The show could have used more variety, but it held your attention with visual jokes: a barely-there gown fronted with only an anchor for modesty, and a Madonna-esque corset with spoked ship wheels in lieu of cone-shaped bra cups.
De Saint Sernin marveled at the capabilities of the seamstresses, and their willingness to “come up with new ways of expressing couture and have fun with it.”
For example, he tasked them to approximate crocodile hides with latex, which they accomplished with uncanny accuracy for a slinky sea-monster tailcoat and gown.

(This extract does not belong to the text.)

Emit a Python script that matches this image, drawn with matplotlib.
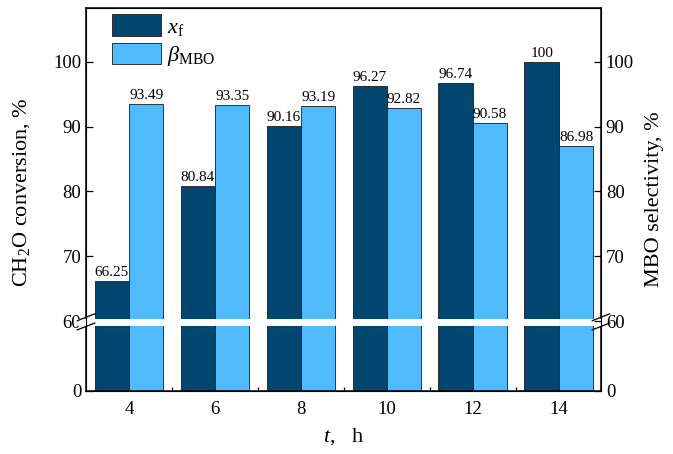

He also put a new spin on Gaultier’s signature “morphing” technique: On a fishtail gown fit for a Celtic princess, dense crystal beading in a tartan pattern yielded to black ostrich feathers drenched in glycerine.
“It’s such an incredible luxury to be able to do couture and and the atelier is so generous, so gentle, so knowledgeable, and the relationship that we built is so precious. I’m going to miss them a lot,” said de Saint Sernin, who shimmied out for his bow and made a beeline for Gaultier, embracing him like a rescuer.